How to Calm Yourself After a Stressful, Hyped Meeting
When the call ends but your body is still sprinting, here is a gentle way to come back down without pretending you were fine the whole time.

The calendar block turns green. You click Leave. For half a second the room is quiet—and then your shoulders drop half an inch and you realize they had been up near your ears the whole time.
Your heart is still doing that thing. Not a full panic, more like you drank two coffees you did not order. Someone said something sharp. Someone else talked over you. Maybe nothing dramatic happened at all; maybe it was just a lot of noise and decisions packed into one small rectangle on your screen. Either way, you are still wired.
That hyped, buzzy feeling is not a character flaw. It is your nervous system doing what it was built to do: stay alert when the tribe is debating survival. Your body does not know the difference between a budget review and a lion. It only knows we were on.
What is actually happening
When we are in performance mode—explaining, defending, reading the room—sympathetic arousal ramps up: faster pulse, tighter jaw, shallower breath, thoughts that loop. That is not broken. It is load.
The hard part is the moment after. The meeting ends, but the alarm does not get the memo right away. You might replay a sentence you wish you had said differently, or fixate on someone else's tone, or feel suddenly exhausted and irritable at the same time.
You are not failing to "move on." You are still carrying the charge.
The meeting is over. Your body might need a few honest minutes before it believes that.
A small visualization: empty chair, open window
If you can, stay seated for a moment before you rush to the next tab. Close your eyes if that feels safe; if not, let your gaze rest on something boring—a wall, a plant, the edge of your desk.
Picture the meeting as a chair you were sitting in—tight back, bright lights, voices overlapping. Now picture yourself standing up from that chair. You do not have to push the chair away violently. You can simply notice your feet on the floor and let the chair stay where it is, behind you.
Imagine a window in that room opening just an inch—cool air slipping in. Each exhale is that small opening. You are not trying to empty your mind. You are only letting the room get a little bigger than the argument.
Stay with that for three slow breaths. In through the nose, out through the mouth like you are fogging a mirror—soft, not forced.
Things you can do with your actual body (no app required)
1. Name it out loud, quietly.
Even whispering That was a lot to yourself can interrupt the spiral. Shame loves silence.
2. Temperature as a reset.
Splash cool water on your wrists or the back of your neck. Hold a cold drink in both hands for ten seconds. Your nervous system reads temperature change as new information, which can break the loop.
3. Five minutes of ugly paper.
If your mind is replaying the meeting, give it one page of a notebook—messy bullet points, no craft. When the page is full, close the notebook. You are not solving the meeting again; you are handing your brain a place to put the static.

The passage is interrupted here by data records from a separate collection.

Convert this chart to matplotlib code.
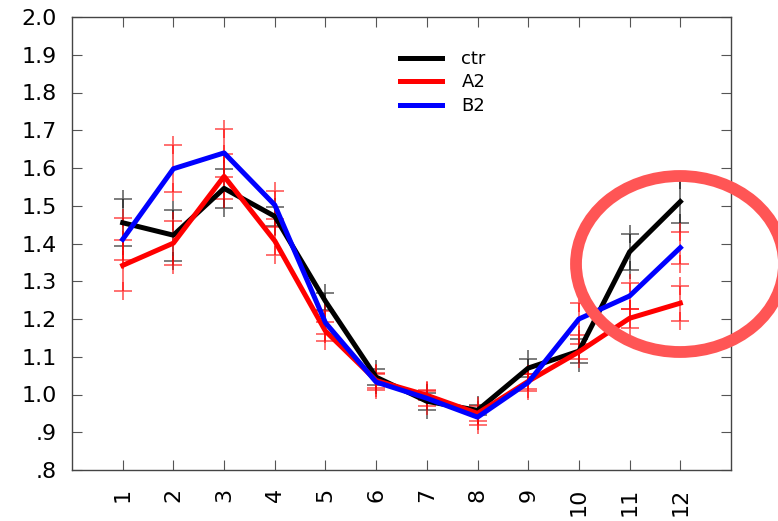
import matplotlib
matplotlib.use("Agg")
import matplotlib.pyplot as plt
from matplotlib.patches import Ellipse
import numpy as np

months = [1, 2, 3, 4, 5, 6, 7, 8, 9, 10, 11, 12]
month_labels = ["1", "2", "3", "4", "5", "6", "7", "8", "9", "10", "11", "12"]

ctr = [1.455, 1.422, 1.546, 1.472, 1.247, 1.046, 0.982, 0.958, 1.070, 1.115, 1.378, 1.511]
ctr_err = [0.062, 0.068, 0.052, 0.026, 0.022, 0.022, 0.022, 0.013, 0.024, 0.032, 0.048, 0.058]

A2 = [1.342, 1.401, 1.578, 1.407, 1.168, 1.037, 0.998, 0.950, 1.035, 1.113, 1.202, 1.242]
A2_err = [0.068, 0.059, 0.060, 0.037, 0.025, 0.020, 0.013, 0.020, 0.020, 0.020, 0.025, 0.046]

B2 = [1.411, 1.598, 1.640, 1.502, 1.190, 1.033, 0.990, 0.940, 1.032, 1.200, 1.261, 1.389]
B2_err = [0.056, 0.062, 0.064, 0.038, 0.030, 0.020, 0.020, 0.020, 0.022, 0.043, 0.035, 0.042]

yticks = [0.8, 0.9, 1.0, 1.1, 1.2, 1.3, 1.4, 1.5, 1.6, 1.7, 1.8, 1.9, 2.0]
ytick_labels = [".8", ".9", "1.0", "1.1", "1.2", "1.3", "1.4", "1.5", "1.6", "1.7", "1.8", "1.9", "2.0"]

plt.rcParams['font.family'] = ['DejaVu Sans']

W, H = 778, 521
fig = plt.figure(figsize=(W / 100, H / 100), dpi=100)
ax = fig.add_axes([72 / W, 1 - 470 / H, (731 - 72) / W, (470 - 17) / H])

x = np.array(months)


def bars(vals, errs, color, alpha):
    v = np.array(vals)
    e = np.array(errs)
    lo, hi = v - e, v + e
    ax.vlines(x, lo, hi, colors=color, lw=1.2, alpha=alpha, zorder=1)
    ax.plot(x, lo, '+', color=color, ms=13, mew=1.2, alpha=alpha, zorder=1)
    ax.plot(x, hi, '+', color=color, ms=13, mew=1.2, alpha=alpha, zorder=1)


bars(ctr, ctr_err, 'black', 0.6)
bars(A2, A2_err, 'red', 0.65)
bars(B2, B2_err, 'red', 0.65)

ax.plot(x, ctr, color='black', lw=3.6, label='ctr', zorder=3)
ax.plot(x, A2, color='red', lw=3.6, label='A2', zorder=3)
ax.plot(x, B2, color='blue', lw=3.6, label='B2', zorder=3)

ax.set_xlim(0, 13)
ax.set_ylim(0.8, 2.0)
ax.set_xticks(months)
ax.set_xticklabels(month_labels, rotation=90, va='top', ha='center')
ax.set_yticks(yticks)
ax.set_yticklabels(ytick_labels)

for s in ax.spines.values():
    s.set_color('#444444')
    s.set_linewidth(1.0)

ax.tick_params(axis='both', direction='in', length=7, width=0.8, color='#555555',
               labelsize=16, top=True, right=True)
ax.tick_params(axis='y', pad=11)
ax.tick_params(axis='x', pad=13)

leg = ax.legend(loc='upper left', bbox_to_anchor=(400 / W, 1 - 50 / H),
                bbox_transform=fig.transFigure, frameon=False, fontsize=13,
                handlelength=2.3, handletextpad=1.1, labelspacing=0.3,
                borderpad=0, borderaxespad=0)

ell = Ellipse((680 / W, 1 - 264 / H), width=208 / W, height=176 / H,
              transform=fig.transFigure, fill=False, lw=8.5,
              edgecolor='#ff5555', zorder=10, clip_on=False)
fig.add_artist(ell)

fig.savefig('out.png', dpi=100)
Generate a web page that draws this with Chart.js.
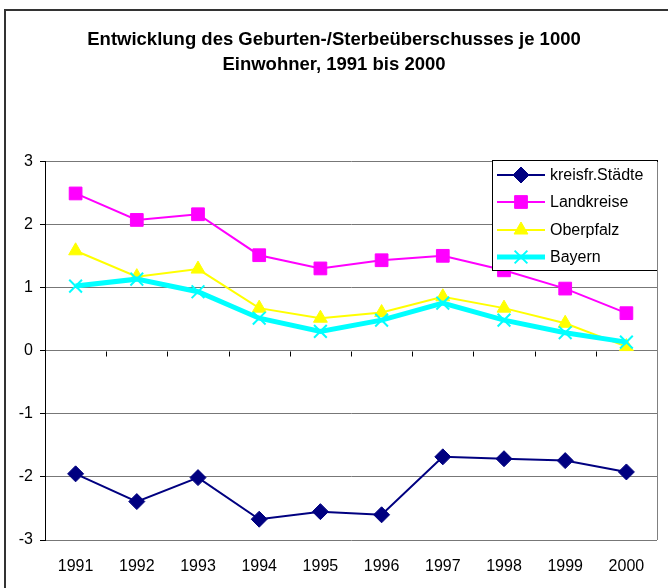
<!DOCTYPE html>
<html>
<head>
<meta charset="utf-8">
<script src="https://cdn.jsdelivr.net/npm/chart.js@4.4.1/dist/chart.umd.min.js"></script>
<style>
  html, body { margin: 0; padding: 0; background: #fff; }
  #wrap { width: 668px; height: 588px; position: relative; }
</style>
</head>
<body>
<div id="wrap"><canvas id="chart" width="668" height="588"></canvas></div>
<script>
// --- data ---
var years = ['1991', '1992', '1993', '1994', '1995', '1996', '1997', '1998', '1999', '2000'];
var kreisfrStaedte = [-1.95, -2.39, -2.01, -2.67, -2.55, -2.60, -1.68, -1.71, -1.74, -1.92];
var landkreise = [2.50, 2.08, 2.17, 1.52, 1.31, 1.44, 1.51, 1.28, 0.99, 0.60];
var oberpfalz = [1.59, 1.18, 1.30, 0.68, 0.52, 0.61, 0.86, 0.68, 0.44, 0.07];
var bayern = [1.03, 1.14, 0.94, 0.52, 0.31, 0.49, 0.76, 0.49, 0.29, 0.14];
var yTicks = [3, 2, 1, 0, -1, -2, -3];

var titleLines = ['Entwicklung des Geburten-/Sterbeüberschusses je 1000', 'Einwohner, 1991 bis 2000'];
var font = '"Liberation Sans", Arial, sans-serif';

// frame, plot border, zero axis ticks
var framePlugin = {
    id: 'frame',
    beforeDraw: function (chart) {
        var ctx = chart.ctx;
        ctx.save();
        ctx.strokeStyle = '#333';
        ctx.lineWidth = 2;
        ctx.beginPath();
        ctx.moveTo(5, 588);
        ctx.lineTo(5, 10);
        ctx.lineTo(668, 10);
        ctx.stroke();
        ctx.restore();
    },
    afterDraw: function (chart) {
        var ctx = chart.ctx, a = chart.chartArea;
        var x = chart.scales.x, y = chart.scales.y;
        ctx.save();
        ctx.strokeStyle = '#808080';
        ctx.lineWidth = 1;
        ctx.beginPath();
        ctx.moveTo(a.right + 0.5, a.top);
        ctx.lineTo(a.right + 0.5, a.bottom);
        ctx.stroke();
        // ticks along the zero line, between categories
        var y0 = Math.round(y.getPixelForValue(0)) + 0.5;
        ctx.strokeStyle = '#000';
        ctx.beginPath();
        for (var i = 1; i < years.length; i++) {
            var px = Math.round((x.getPixelForValue(i - 1) + x.getPixelForValue(i)) / 2) + 0.5;
            ctx.moveTo(px, y0);
            ctx.lineTo(px, y0 + 5);
        }
        ctx.stroke();
        ctx.restore();
    }
};

// legend box inside the plot area
var legendPlugin = {
    id: 'boxLegend',
    afterDatasetsDraw: function (chart) {
        var ctx = chart.ctx;
        var bx = 492, by = 160, bw = 165, bh = 110;
        ctx.save();
        ctx.fillStyle = '#fff';
        ctx.fillRect(bx, by, bw, bh);
        ctx.strokeStyle = '#000';
        ctx.lineWidth = 1;
        ctx.strokeRect(bx + 0.5, by + 0.5, bw, bh);
        var rows = [175, 202, 230, 257];
        chart.data.datasets.forEach(function (ds, i) {
            var ry = rows[i];
            ctx.strokeStyle = ds.borderColor;
            ctx.lineWidth = ds.borderWidth;
            ctx.beginPath();
            ctx.moveTo(497, ry);
            ctx.lineTo(545, ry);
            ctx.stroke();
            ctx.fillStyle = ds.pointBackgroundColor;
            ctx.strokeStyle = ds.pointBorderColor;
            ctx.lineWidth = ds.pointBorderWidth;
            Chart.helpers.drawPoint(ctx, {
                pointStyle: ds.pointStyle,
                radius: ds.pointRadius,
                borderWidth: ds.pointBorderWidth
            }, 521, ry);
            ctx.fillStyle = '#000';
            ctx.font = '16px ' + font;
            ctx.textBaseline = 'middle';
            ctx.fillText(ds.label, 550, ry + 1);
        });
        ctx.restore();
    }
};

function series(label, data, color, width, style, radius, order, pbw) {
    return {
        label: label,
        data: data,
        borderColor: color,
        backgroundColor: color,
        borderWidth: width,
        pointStyle: style,
        pointRadius: radius,
        pointHoverRadius: radius,
        pointBackgroundColor: color,
        pointBorderColor: color,
        pointBorderWidth: pbw,
        tension: 0,
        order: order
    };
}

new Chart(document.getElementById('chart').getContext('2d'), {
    type: 'line',
    data: {
        labels: years,
        datasets: [
            series('kreisfr.Städte', kreisfrStaedte, '#000080', 2, 'rectRot', 8, 4, 1),
            series('Landkreise', landkreise, '#FF00FF', 2, 'rect', 9, 3, 1),
            series('Oberpfalz', oberpfalz, '#FFFF00', 2, 'triangle', 8, 2, 1),
            series('Bayern', bayern, '#00FFFF', 5, 'crossRot', 9, 1, 2)
        ]
    },
    options: {
        responsive: false,
        animation: false,
        events: [],
        layout: { padding: { left: 5, right: 5, top: 0, bottom: 0 } },
        plugins: {
            legend: { display: false },
            tooltip: { enabled: false },
            title: {
                display: true,
                text: titleLines,
                color: '#000',
                font: { family: font, size: 18.5, weight: 'bold', lineHeight: 1.35 },
                padding: { top: 27, bottom: 85 }
            }
        },
        scales: {
            x: {
                offset: true,
                grid: { display: false, drawTicks: false },
                border: { display: false },
                ticks: { color: '#000', font: { family: font, size: 16 }, padding: 17, maxRotation: 0 },
                afterFit: function (s) { s.height = 48; }
            },
            y: {
                min: -3,
                max: 3,
                afterBuildTicks: function (s) { s.ticks = yTicks.map(function (v) { return { value: v }; }); },
                grid: { color: '#777', tickColor: '#000', tickLength: 5 },
                border: { color: '#000', width: 1 },
                ticks: { color: '#000', font: { family: font, size: 16 }, padding: 7 },
                afterFit: function (s) { s.width = 40; }
            }
        }
    },
    plugins: [framePlugin, legendPlugin]
});
</script>
</body>
</html>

4. Move like you are not being watched.
Shoulder rolls, a slow walk to the kitchen, standing up and sitting down once like you mean it. You are not exercising for virtue. You are reminding your body it has a size beyond the rectangle.
5. Delay the next hit of stimulation.
If you can, wait before opening email or Slack. Not as discipline—as kindness. Your eyes and brain just finished a sprint.
If the buzz will not leave
Sometimes the body stays loud longer than we think it should. That can be uncomfortable, even scary. If you ever feel unsafe with your own thoughts, or like you cannot come down for a long stretch, reach out to someone you trust or a professional—that is strength, not drama.
For the ordinary, awful wired feeling after a hard meeting: you do not have to earn rest by analyzing every word first. You can be a person who had a rough hour and still deserves water, air, and a slower next step.
The room will still be there when you get back. For now, let the window stay open a little longer.